Memorias de un disidente de izquierda
Condenado por ser marxista, Ariel Hidalgo recorrió un largo camino hasta la oposición.
Más tarde comencé a entrar en una etapa mucho más peligrosa: a buscar por mí mismo las respuestas que no lograba obtener de quienes supuestamente debían dármela. Lo esencial de la definición leninista de clases sociales, "grandes grupos humanos que se diferencian entre sí por el lugar que ocupan (…) con respecto a los medios de producción", comenzó a ser aplicable a la diferencia social existente entre gerentes y trabajadores.
Ambos ocupaban lugares diametralmente opuestos ante los medios de producción: unos sencillamente se veían obligados a hacerlos producir y vivir en condiciones de bajo nivel de vida; otros los controlaban y, por tanto, disfrutaban —gracias o a pesar de las autoridades centrales— de sus posibilidades.
Si una nueva forma de propiedad daba lugar a nuevas relaciones de producción y, por consiguiente, a nuevas clases sociales, como se me exponía, era lógico pensar que el predominio de la propiedad estatal sobre los principales medios de producción tendía a generar nuevas relaciones y nuevas clases.

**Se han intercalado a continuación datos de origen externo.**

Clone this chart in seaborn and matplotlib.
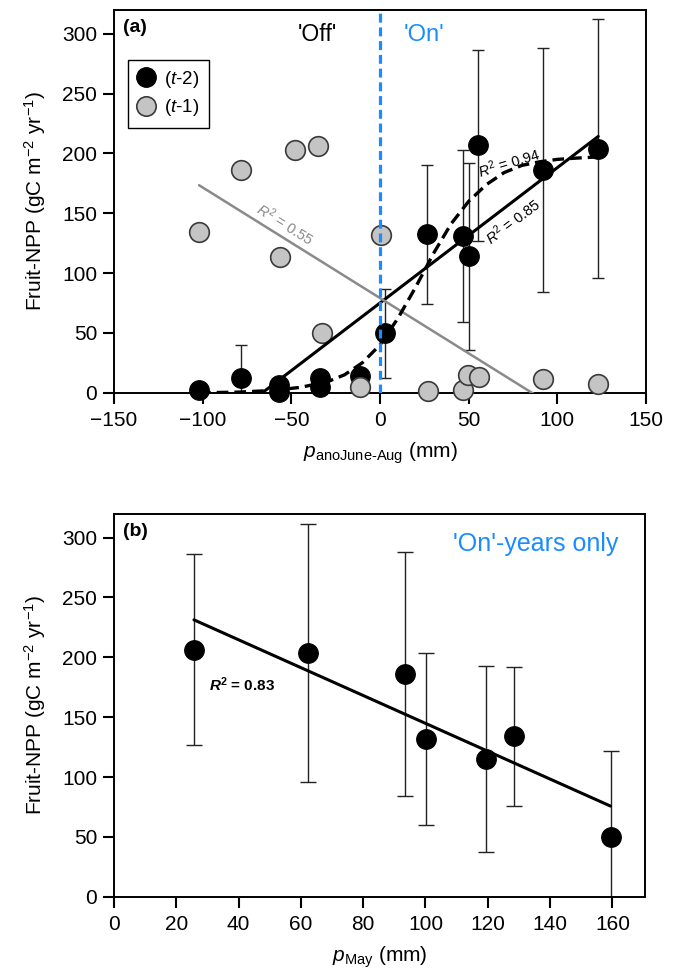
import matplotlib
matplotlib.use('Agg')
import matplotlib.pyplot as plt
from matplotlib.lines import Line2D
import pandas as pd
import seaborn as sns

# panel (a): fruit NPP against summer precipitation anomaly
t2_x = [-102, -78.6, -56.8, -56.8, -33.8, -33.8, -11.3, 2.8, 26.5, 46.5, 50.0, 55.5, 92.0, 123.0]
t2_y = [2, 12.5, 6.4, 1, 12, 5, 14, 49.6, 132.5, 131, 114, 206.7, 186, 204]
t2_err = [0, 27, 0, 0, 0, 0, 0, 37, 58, 72, 78, 80, 102, 108]

t1_x = [-102, -78.4, -47.9, -34.8, -56.4, -32.5, -11.3, 0.6, 27.3, 46.6, 49.8, 56.0, 92.1, 122.6]
t1_y = [134.4, 185.9, 202.6, 206.2, 113.5, 50, 5, 131.6, 1.4, 2, 14.8, 12.8, 11.2, 7]

# sigmoid fit for (t-2)
sig_x = [-102, -80, -60, -45, -30, -20, -10, 0, 10, 20, 30, 40, 50, 60, 70, 80, 90, 100, 110, 122]
sig_y = [0, 0.5, 2, 4.5, 9, 15, 25, 40, 62, 88, 116, 141, 160, 174, 184, 190, 193, 195, 196, 197]

# panel (b): 'On'-years against May precipitation
may_x = [25.7, 62.3, 93.3, 100.3, 119.5, 128.4, 159.4]
may_y = [206.4, 203.7, 186.4, 131.7, 115, 133.9, 49.7]
may_err = [80, 108, 102, 72, 78, 58, 72]

BLUE = '#1a8cff'
GREY_FACE = '#c4c4c4'
GREY_LINE = '#8a8a8a'

sns.set_style('ticks', {'axes.edgecolor': 'black', 'xtick.color': 'black', 'ytick.color': 'black',
                        'text.color': 'black', 'axes.labelcolor': 'black'})
plt.rcParams['font.family'] = ['Liberation Sans', 'DejaVu Sans']
plt.rcParams['mathtext.fontset'] = 'custom'
plt.rcParams['mathtext.rm'] = 'Liberation Sans'
plt.rcParams['mathtext.it'] = 'Liberation Sans:italic'
plt.rcParams['mathtext.bf'] = 'Liberation Sans:bold'
plt.rcParams['mathtext.bfit'] = 'Liberation Sans:italic:bold'

a_df = pd.DataFrame({'x': t2_x, 'y': t2_y, 'err': t2_err})
g_df = pd.DataFrame({'x': t1_x, 'y': t1_y})
b_df = pd.DataFrame({'x': may_x, 'y': may_y, 'err': may_err})

fig = plt.figure(figsize=(6.78, 9.77), dpi=100)
ax1 = fig.add_axes([0.168, 0.598, 0.785, 0.392])
ax2 = fig.add_axes([0.168, 0.0822, 0.783, 0.392])

ylab = 'Fruit-NPP (gC m$^{-2}$ yr$^{-1}$)'


def style_axes(ax):
    for s in ax.spines.values():
        s.set_linewidth(1.4)
    ax.tick_params(direction='out', length=8, width=1.5, labelsize=15)
    ax.tick_params(axis='x', pad=5)
    ax.tick_params(axis='y', pad=4)
    ax.set_ylim(0, 320)
    ax.set_yticks(range(0, 301, 50))
    ax.set_ylabel(ylab, fontsize=15, labelpad=10)


# ---- panel (a)
ax = ax1
eb = a_df[a_df['err'] > 0]
ax.errorbar(eb['x'], eb['y'], yerr=eb['err'], fmt='none', ecolor='#222222',
            elinewidth=1.0, capsize=4.5, capthick=1.0, zorder=2)
sns.scatterplot(data=a_df, x='x', y='y', ax=ax, color='black', edgecolor='black',
                s=200, linewidth=0.8, zorder=3, clip_on=False)
sns.scatterplot(data=g_df, x='x', y='y', ax=ax, color=GREY_FACE, edgecolor='#3a3a3a',
                s=200, linewidth=1.2, zorder=4, clip_on=False)
sns.regplot(data=a_df, x='x', y='y', ax=ax, scatter=False, ci=None, truncate=True,
            line_kws=dict(color='black', lw=2.2, zorder=5))
sns.regplot(data=g_df, x='x', y='y', ax=ax, scatter=False, ci=None, truncate=True,
            line_kws=dict(color=GREY_LINE, lw=1.8, zorder=5))
ax.plot(sig_x, sig_y, color='black', lw=2.4, ls=(0, (3.5, 1.8)), zorder=5)
ax.axvline(0, color=BLUE, lw=2.3, ls=(0, (2.8, 1.5)), zorder=6)

ax.set_xlim(-150, 150)
ax.set_xticks(range(-150, 151, 50))
style_axes(ax)
ax.set_xlabel('$p_{\\mathrm{anoJune\u2010Aug}}$ (mm)', fontsize=15, labelpad=8)

ax.text(0.017, 0.975, '(a)', transform=ax.transAxes, fontsize=14, fontweight='bold',
        ha='left', va='top')
ax.text(-35.5, 299, "'Off'", fontsize=16.5, ha='center', va='center')
ax.text(24.8, 299, "'On'", fontsize=17, ha='center', va='center', color=BLUE)
ax.text(-53.6, 141, '$R^2$ = 0.55', fontsize=10.5, color=GREY_LINE, rotation=-32,
        ha='center', va='center', rotation_mode='anchor')
ax.text(73, 192, '$R^2$ = 0.94', fontsize=10.5, rotation=17,
        ha='center', va='center', rotation_mode='anchor')
ax.text(75, 143, '$R^2$ = 0.85', fontsize=10.5, rotation=37,
        ha='center', va='center', rotation_mode='anchor')

handles = [Line2D([], [], marker='o', ls='none', ms=14, mfc='black', mec='black'),
           Line2D([], [], marker='o', ls='none', ms=14, mfc=GREY_FACE, mec='#3a3a3a', mew=1.2)]
leg = ax.legend(handles, ['($t$-2)', '($t$-1)'], loc='upper left', bbox_to_anchor=(0.026, 0.87),
                borderaxespad=0, fontsize=13.5, frameon=True, fancybox=False, framealpha=1,
                edgecolor='black', handlelength=1.0, handletextpad=0.45, borderpad=0.5,
                labelspacing=0.4)
leg.get_frame().set_linewidth(1.0)

# ---- panel (b)
ax = ax2
ax.errorbar(b_df['x'], b_df['y'], yerr=b_df['err'], fmt='none', ecolor='#222222',
            elinewidth=1.0, capsize=5.5, capthick=1.0, zorder=2)
sns.scatterplot(data=b_df, x='x', y='y', ax=ax, color='black', edgecolor='black',
                s=200, linewidth=0.8, zorder=3, clip_on=False)
sns.regplot(data=b_df, x='x', y='y', ax=ax, scatter=False, ci=None, truncate=True,
            line_kws=dict(color='black', lw=2.2, zorder=5))
ax.set_xlim(0, 170.4)
ax.set_xticks(range(0, 161, 20))
style_axes(ax)
ax.set_xlabel('$p_{\\mathrm{May}}$ (mm)', fontsize=15, labelpad=8)

ax.text(0.017, 0.975, '(b)', transform=ax.transAxes, fontsize=14, fontweight='bold',
        ha='left', va='top')
ax.text(135.4, 295, "'On'-years only", fontsize=18, ha='center', va='center', color=BLUE)
ax.text(41, 177, '$\\mathbfit{R}^{\\mathbf{2}}$ = 0.83', fontsize=11, fontweight='bold',
        ha='center', va='center')

fig.savefig('out.png', dpi=100)
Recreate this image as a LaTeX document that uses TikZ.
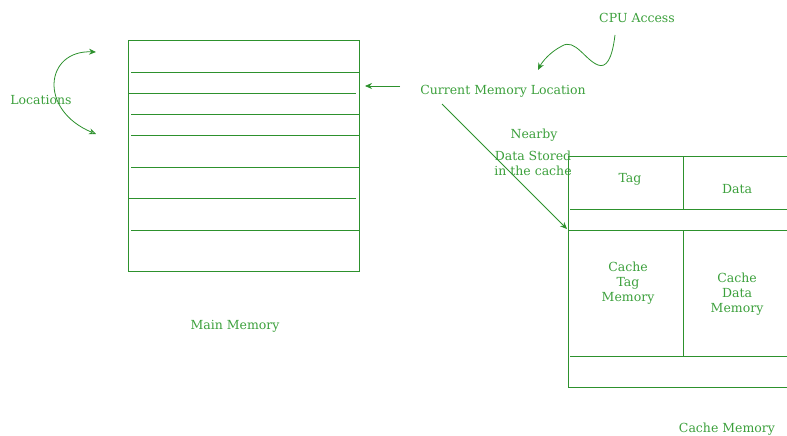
\documentclass[tikz,border=0pt]{standalone}
\usepackage{fontspec}
\setmainfont{DejaVu Serif}
\usetikzlibrary{arrows.meta}
\definecolor{memgreen}{RGB}{45,145,45}
\definecolor{labelgreen}{RGB}{60,160,60}

\begin{document}
\begin{tikzpicture}[x=1pt,y=-1pt,
    wall/.style={draw=memgreen, line width=1pt},
    lbl/.style={text=labelgreen, font=\fontsize{12.5}{15}\selectfont, align=center, inner sep=0pt},
    arr/.style={memgreen, line width=0.8pt, -{Stealth[length=7pt,width=6pt]}}]
\useasboundingbox (0,0) rectangle (787,436);
\clip (0,0) rectangle (787,436);

% main memory with its rows
\draw[wall] (128,41) rectangle (359,271);
\foreach \y/\a/\b in {73/131/359, 93/128/356, 114/131/359, 135/131/359,
                      167/131/359, 198/128/356, 230/131/359}
    \draw[wall] (\a,\y) -- (\b,\y);
\node[lbl] (mainmem) at (235,326) {Main Memory};

% cache memory, running off to the right
\draw[wall] (800,156) -- (568,156) -- (568,387) -- (800,387);
\draw[wall] (570,209) -- (800,209);
\draw[wall] (568,230) -- (800,230);
\draw[wall] (570,356) -- (800,356);
\draw[wall] (683,156) -- (683,209);
\draw[wall] (683,230) -- (683,356);
\node[lbl] (tag) at (630,179) {Tag};
\node[lbl] (data) at (737,189) {Data};
\node[lbl] (tagmem) at (628,283) {Cache\\Tag\\Memory};
\node[lbl] (datamem) at (737,294) {Cache\\Data\\Memory};
\node[lbl] (cachemem) at (727,429) {Cache Memory};

% labels and arrows
\node[lbl] (loc) at (41,100) {Locations};
\node[lbl] (cpu) at (637,18) {CPU Access};
\node[lbl] (cur) at (503,91) {Current Memory Location};
\node[lbl] (near) at (534,135) {Nearby};
\node[lbl] (stored) at (533,163) {Data Stored\\in the cache};

\coordinate (loctop) at (96,52);
\coordinate (locbot) at (96,134);
\coordinate (mmin) at (365,86);
\coordinate (cachein) at (567,229);
\coordinate (cpuout) at (615,35);

\draw[memgreen, line width=0.8pt, {Stealth[length=7pt,width=6pt]}-{Stealth[length=7pt,width=6pt,open]}]
    (loctop) .. controls (45,50) and (38,110) .. (locbot);
\draw[arr] ([xshift=-103pt,yshift=5pt]cur.center) -- (mmin);
\draw[arr] ([xshift=-61pt,yshift=-13pt]cur.center) -- (cachein);
\draw[arr] (cpuout) .. controls (612,60) and (606,68) .. (598,65)
    .. controls (585,60) and (575,38) .. (562,46)
    .. controls (550,52) and (542,62) .. (538,70);
\end{tikzpicture}
\end{document}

No importaba cuánto se argumentara el carácter social de esa propiedad estatal, porque en última instancia lo que determinaba era quién controlaba directamente esos medios, la burocracia y no el trabajador, cuyo supuesto control estaba mediado por varias instancias —Partido, Poderes Populares, Consejo de Estado, sindicato y demás organizaciones de masas—. Se trataba de una burocracia con un poder que no había tenido durante el capitalismo. Porque el grado de centralización sobre tan innumerables empresas, lejos de permitir una planificación económica, daba lugar a un mayor descontrol.
Siervo del Estado
Esto es, yo no cuestionaba en mis apuntes la posible buena voluntad en los altos dirigentes, como la que pudo existir en un doctor Frankestein al engendrar a un monstruo que luego no pudo controlar. No ponía en duda el que lucharan denodadamente a cada paso contra el burocratismo y la corrupción, tendientes a brotar donde menos se esperaba, como las cien cabezas de Lerna.
Al escudriñar los textos de José Martí, encontré su análisis crítico sobre el trabajo de Spencer "La futura esclavitud", acerca de un posible Estado centralizado, y confirmaba mis conclusiones con pasmosa previsión: "Como todas las necesidades públicas vendrían a ser satisfechas por el Estado, adquirirían los funcionarios entonces la influencia enorme que naturalmente viene a los que distribuyen algún derecho o beneficio". Y lanzaba esta sentencia lapidaria: "De ser siervo de sí mismo pasaría el hombre a ser siervo del Estado. De ser esclavo de los capitalistas, como se llama ahora, iría a ser esclavo de los funcionarios".
Mis apuntes fueron tomando forma y el texto final fue un pequeño libro que tendría como título provisional El Estado. En 1980, al constatar que era vigilado de cerca, entregué una copia a un viajero "de la comunidad" que lo llevó a Miami, donde sería publicado años después con un título comercial: Cuba, el Estado marxista y la nueva clase. Ese año, en los días turbulentos del Éxodo del Mariel, agentes de la Seguridad del Estado registraron mi domicilio y ocuparon una copia.
En 1981, arrestado una vez más, tras otro registro con el resultado del hallazgo de nuevos apuntes, fui entrevistado por un teniente investigador que inquirió por las razones de mi inconformidad. Después de explicarle todas las penurias de los trabajadores, el estancamiento económico del país, la falta de libertades y otras tantas razones, me preguntó qué tipo de sociedad yo aspiraba para Cuba.
Cuando le dije que deseaba una sociedad donde los trabajadores controlaran directamente los medios de producción, sin interferencias burocráticas del Estado, me miró con ojos desorbitados y exclamó: "¡Usted está loco, loco de remate!". Y al día siguiente fui enviado a Mazorra, a la Sala Carbó Serviá del Hospital Psiquiátrico de La Habana.